How Rishi Kapoor broke the stereotype

With his last release ‘Sharmaji Namkeen,’ the late actor proved yet again he was more than a loverboy

May 05, 2022 06:42 pm | Updated May 06, 2022 05:15 pm IST

Rishi Kapoor

Rishi Kapoor | Photo Credit: The Hindu Archives

His swan song Sharmaji Namkeen recently released on OTT, almost two years after he passed away, and Rishi Kapoor’s fans got to see him in a new role one last time. Everyone knows he did not live to complete the film, and that Paresh Rawal stepped into the role, without going into mimicry mode.

And that, frankly, would have been impossible: for Rishi Kapoor was inimitable. Rishi was, arguably, the finest actor from the Kapoor clan, the First Family of Hindi Cinema. Make no mistake: Rishi, who was first seen in a shot, along with his siblings, as a tot in a walk-on role in Shree 420, was always a world-class actor.
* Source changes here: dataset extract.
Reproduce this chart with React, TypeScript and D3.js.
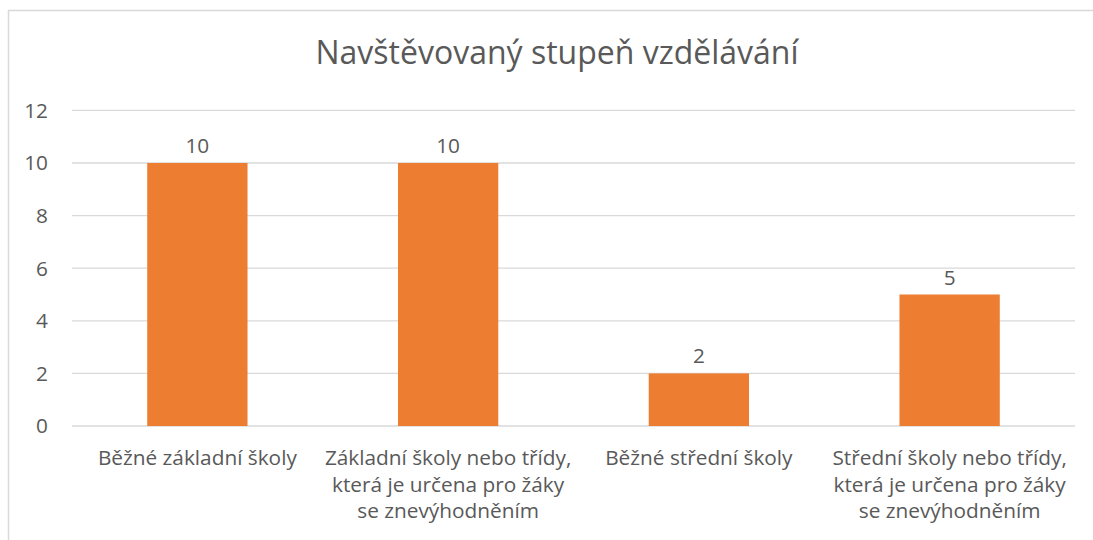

He made his lead debut as hero with Bobby (1973), which was a super hit, but it also typecast him as both a romantic hero and a musical star. The film won him the Filmfare Best Actor award, while he won the National award for Best Child Actor for his first on-screen appearance in father Raj Kapoor’s Mera Naam Joker.

Range of emotions

It was to take too long before he received more awards — only when he began to play the role of an old man. Right from his early films, such as Rafoo Chakkar and Khel Khel Mein, Rishi exhibited rare calibre. Writers and directors, even those who never worked with him, agree with my observation that Rishi’s face was like a canvas of emotions. What he could convey with a raised eyebrow or a glance would need entire sequences for others. His intonations, body language and dance moves were all incredibly fluid. He was more a natural performer. For Rishi was always about natural, cinematic performances.

From Mulk.

From Mulk. | Photo Credit: The Hindu Archives

His loverboy image did have its advantages, mainly being that he was the only top star of his times to survive the Amitabh Bachchan wave and continue to play solo lead roles (even co-starring with him in blockbusters like Amar Akbar Anthony, Naseeb and Coolie). His solo hits, between 1977 and 1992, included Hum Kisise Kum Naheen, Sargam, Karz, Prem Rog, Tawaif, Nagina, Henna and Bol Radha Bol.

Composers as far apart as Laxmikant-Pyarelal (who scored for music for many of his films from Bobby to Rishi’s co-production Prem Granth), Shiv-Hari and Nadeem-Shravan spoke about how Rishi’s mere persona inspired to come with songs that matched his persona.

Sadly, Rishi got his due quite late in his career. After all, images were omnipotent then in Hindi cinema! He once told me, “There should be junoon in an actor. How many people have that? I remember being in Moscow to receive an honour given to me when Yashji (the late Yash Chopra) called. He could not stop raving about how I had transformed into Mr. Duggal, a middle-class school teacher from Delhi, in Do Dooni Chaar (2010). And he said, ‘I never thought you could do this.’”

Wryly, he added, “Nobody gave me a chance earlier to do meaty characters. I think that I must have seen a Mr. Duggal somewhere in my life. Acting is about experiences and encounters. You store them in the mind and reprocess when you are before the camera. But it’s not as easy as it sounds.”

Indeed, few recognised Rishi’s vast range — the prime requisite in any popular art. In Khoj (1989), he was seen in a negative role, and effortlessly outclassed Naseeruddin Shah, but the film didn’t do well at the box-office. Rishi spanned the entire spectrum from a lover-boy to playing a villain, but until he became the vicious Rauf Lala in the 2012 hit Agneepath, his potential remained lamentably untapped.

Rishi told me then, “Rauf had been a butcher in real life and had now become a pimp. These attributes had to percolate into my mind. After all, a soft romantic hero was now becoming a murderer and drug-runner!”

After this, in rapid succession came his pompous, Wodehouse-inspired character in like tycoon of Housefull 2, the gay dean of Student Of The Year, the underworld don in D-Day, the corrupt DCP of Aurangzeb, the portly bar-owner in Chashme Baddoor, and one of Rishi’s personal favourites, the 90 year-old grandpa of Kapoor & Sons. As a 75-year-old grumpy old man in 102 - Not Out and a secular Muslim lawyer in Mulk, hefurther proved his versatility and dug deep into this bottomless well of extraordinary genius. Even the last film released in his lifetime, The Body, saw him as a dogged cop.

But don’t they say that justice delayed is justice denied? Why should true recognition always come only when someone is no more?

Though known to be extremely moody, Rishi was a generous and humble soul. During my first meeting with him, he offered me a huge piece of cake. When I asked him what the occasion was, he beamed his trademark smile and said, “You! You are the occasion!”